On Aug 11, 1:53 pm, Reinier Zwitserloot <[email protected]> wrote:
> On Thursday, August 11, 2011 4:38:06 AM UTC+2, rcasto wrote:
>
> > And who can compete harder than a company full of money and people? With
> > those kinds of resources, they are sure to beat you to the punch and there
> > will be nothing to stop them from beating you to a releasable product. In
> > order to be first, you will have to release a trash version first and then
> > polish it later.
>
> That's not how this industry works. Google developed google with very little
> money. Twitter did not have a lot of money. Nor did flickr. In fact,
> whenever a big company attempts to replicate a startup they often fail.

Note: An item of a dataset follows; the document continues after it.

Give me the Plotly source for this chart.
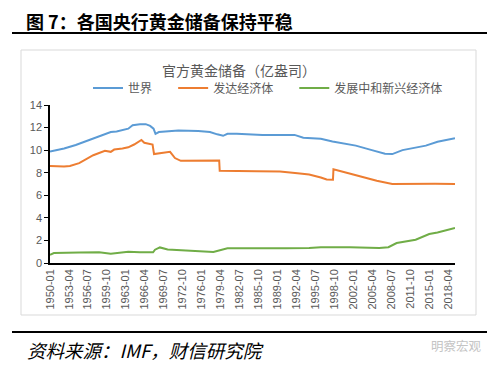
import plotly.graph_objects as go

# ---------------- data ----------------
WORLD_DATES = ["1950-01", "1952-06", "1954-06", "1956-01", "1958-01", "1960-06", "1961-06",
               "1962-06", "1963-06", "1964-03", "1965-06", "1966-06", "1967-03", "1967-10",
               "1968-02", "1968-09", "1970-01", "1972-01", "1975-06", "1977-06", "1978-09",
               "1979-09", "1980-06", "1982-01", "1986-06", "1989-01", "1991-12", "1993-06",
               "1995-06", "1996-06", "1998-06", "2000-01", "2002-06", "2005-03", "2007-06",
               "2008-09", "2010-06", "2012-06", "2014-06", "2016-06", "2017-06", "2019-06"]
WORLD_VALUES = [9.88, 10.15, 10.45, 10.76, 11.15, 11.6, 11.65,
                11.8, 11.9, 12.2, 12.3, 12.3, 12.15, 11.9,
                11.45, 11.6, 11.65, 11.75, 11.7, 11.6, 11.4,
                11.27, 11.45, 11.45, 11.35, 11.38, 11.35, 11.1,
                11.05, 11.0, 10.77, 10.6, 10.4, 10.0, 9.68,
                9.65, 10.0, 10.2, 10.4, 10.75, 10.85, 11.06]

DEV_DATES = ["1950-01", "1952-06", "1953-06", "1955-01", "1957-06", "1959-06", "1960-06",
             "1961-01", "1962-06", "1963-06", "1964-06", "1965-09", "1966-03", "1967-03",
             "1967-08", "1967-11", "1969-06", "1970-08", "1971-06", "1972-06", "1979-01",
             "1979-02", "1985-06", "1989-06", "1992-06", "1994-06", "1996-06", "1997-06",
             "1998-07", "1998-08", "2001-03", "2004-06", "2006-01", "2008-09", "2012-06",
             "2016-01", "2019-06"]
DEV_VALUES = [8.6, 8.55, 8.6, 8.85, 9.55, 9.95, 9.85,
              10.05, 10.15, 10.25, 10.5, 10.9, 10.65, 10.55,
              10.5, 9.65, 9.75, 9.85, 9.3, 9.05, 9.08,
              8.17, 8.12, 8.1, 7.96, 7.85, 7.58, 7.4,
              7.37, 8.3, 7.96, 7.5, 7.28, 7.0, 7.03,
              7.02, 7.0]

EME_DATES = ["1950-01", "1950-09", "1955-01", "1958-06", "1960-06", "1962-06", "1963-06",
             "1965-06", "1967-03", "1967-09", "1968-01", "1968-11", "1970-03", "1973-03",
             "1976-06", "1978-01", "1980-06", "1985-06", "1990-06", "1994-06", "1996-06",
             "2001-06", "2006-06", "2008-01", "2009-06", "2012-09", "2015-01", "2016-06",
             "2019-06"]
EME_VALUES = [0.73, 0.88, 0.92, 0.96, 0.82, 0.98, 1.0,
              0.95, 0.98, 0.95, 1.18, 1.38, 1.2, 1.1,
              1.02, 0.97, 1.3, 1.28, 1.3, 1.33, 1.4,
              1.4, 1.33, 1.4, 1.77, 2.06, 2.57, 2.7,
              3.1]

SERIES_NAMES = ["世界", "发达经济体", "发展中和新兴经济体"]
SERIES_COLORS = ["#5B9BD5", "#ED7D31", "#70AD47"]

TICK_LABELS = ["1950-01", "1953-04", "1956-07", "1959-10", "1963-01", "1966-04", "1969-07",
               "1972-10", "1976-01", "1979-04", "1982-07", "1985-10", "1989-01", "1992-04",
               "1995-07", "1998-10", "2002-01", "2005-04", "2008-07", "2011-10", "2015-01",
               "2018-04"]
Y_TICKS = [0, 2, 4, 6, 8, 10, 12, 14]

TITLE = "图 7：各国央行黄金储备保持平稳"
CHART_TITLE = "官方黄金储备（亿盎司）"
SOURCE = "资料来源：IMF，财信研究院"
WATERMARK = "明察宏观"

CJK = "Noto Sans CJK SC"
LAT = "Liberation Sans"

# ---------------- figure ----------------
# the page body has an 8px margin, so the figure is offset by 8px inside the window
OFF = 8
W, H = 500 - OFF, 366 - OFF
PLOT_LEFT, PLOT_RIGHT, PLOT_TOP, PLOT_BOTTOM = 50, 455, 105, 263   # page pixels
L = PLOT_LEFT - OFF
R = W - (PLOT_RIGHT - OFF)
T = PLOT_TOP - OFF
B = H - (PLOT_BOTTOM - OFF)
PW, PH = PLOT_RIGHT - PLOT_LEFT, PLOT_BOTTOM - PLOT_TOP


def px(x):
    return (x - PLOT_LEFT) / PW


def py(y):
    return (PLOT_BOTTOM - y) / PH


PAD = "\u00a0" * 6

fig = go.Figure()
for name, color, d, v in zip(SERIES_NAMES, SERIES_COLORS,
                             [WORLD_DATES, DEV_DATES, EME_DATES],
                             [WORLD_VALUES, DEV_VALUES, EME_VALUES]):
    fig.add_trace(go.Scatter(x=[s + "-01" for s in d], y=v, mode="lines", name=name + PAD,
                             line=dict(color=color, width=2)))

fig.update_layout(
    width=W, height=H, autosize=False,
    margin=dict(l=L, r=R, t=T, b=B, pad=0),
    paper_bgcolor="white", plot_bgcolor="white",
    font=dict(family=CJK, color="#595959"),
    showlegend=True,
    legend=dict(orientation="h", x=px(88), y=py(88), xanchor="left", yanchor="middle",
                font=dict(family=CJK, size=12, color="#595959"),
                bgcolor="rgba(0,0,0,0)", itemclick=False),
    xaxis=dict(type="date", range=["1950-01-01", WORLD_DATES[-1] + "-01"],
               tickvals=[t + "-01" for t in TICK_LABELS], ticktext=TICK_LABELS,
               tickangle=-90, ticks="", showgrid=False, zeroline=False,
               showline=True, linecolor="black", linewidth=1.5,
               tickfont=dict(family=LAT, size=11, color="#595959")),
    yaxis=dict(range=[0, 14], tickvals=Y_TICKS, ticks="outside", ticklen=4,
               tickcolor="black", tickwidth=1, showgrid=False, zeroline=False,
               showline=True, linecolor="black", linewidth=1.5,
               tickfont=dict(family=LAT, size=11, color="#595959")),
)

shapes = [
    dict(type="rect", xref="paper", yref="paper", x0=px(21), x1=px(476), y0=py(315), y1=py(50),
         line=dict(color="#D9D9D9", width=1), fillcolor="rgba(0,0,0,0)", layer="below"),
    dict(type="line", xref="paper", yref="paper", x0=px(12), x1=px(487), y0=py(33), y1=py(33),
         line=dict(color="black", width=2)),
    dict(type="line", xref="paper", yref="paper", x0=px(12), x1=px(487), y0=py(332), y1=py(332),
         line=dict(color="black", width=2)),
]
fig.update_layout(shapes=shapes)

annots = [
    dict(text="<b>" + TITLE + "</b>", x=px(25), y=py(20.5), xanchor="left", yanchor="middle",
         borderpad=0, font=dict(family=CJK, size=18, color="black")),
    dict(text=CHART_TITLE, x=px(239), y=py(70), xanchor="center", yanchor="middle",
         font=dict(family=CJK, size=14, color="#595959")),
    dict(text="<i>" + SOURCE + "</i>", x=px(25), y=py(350), xanchor="left", yanchor="middle",
         font=dict(family=CJK, size=18.5, color="black")),
    dict(text=WATERMARK, x=px(484), y=py(345), xanchor="right", yanchor="middle",
         font=dict(family=CJK, size=12.5, color="#C4C4C4")),
]
for a in annots:
    a.update(xref="paper", yref="paper", showarrow=False)
fig.update_layout(annotations=annots)

fig.write_html("out.html")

> Google Buzz failed, for example.

Please tell me how Google Buzz is not a copy of other social media
companies. Sure its not exactly the same or even the same colour, but
everybody knows its a copy, the original itself just has not been
patented.

>
> Fortunately, in the tech scene, you can't just throw money at a problem and
> end up with the best product. Due to something, presumably bureaucracy or an
> unwillingness to take risks, large companies often just get it wrong, and
> that's where small companies flourish. Name me a single example where a
> small company is surviving (or better yet, thriving) only because a patent
> is stopping bigcorp from cloning them.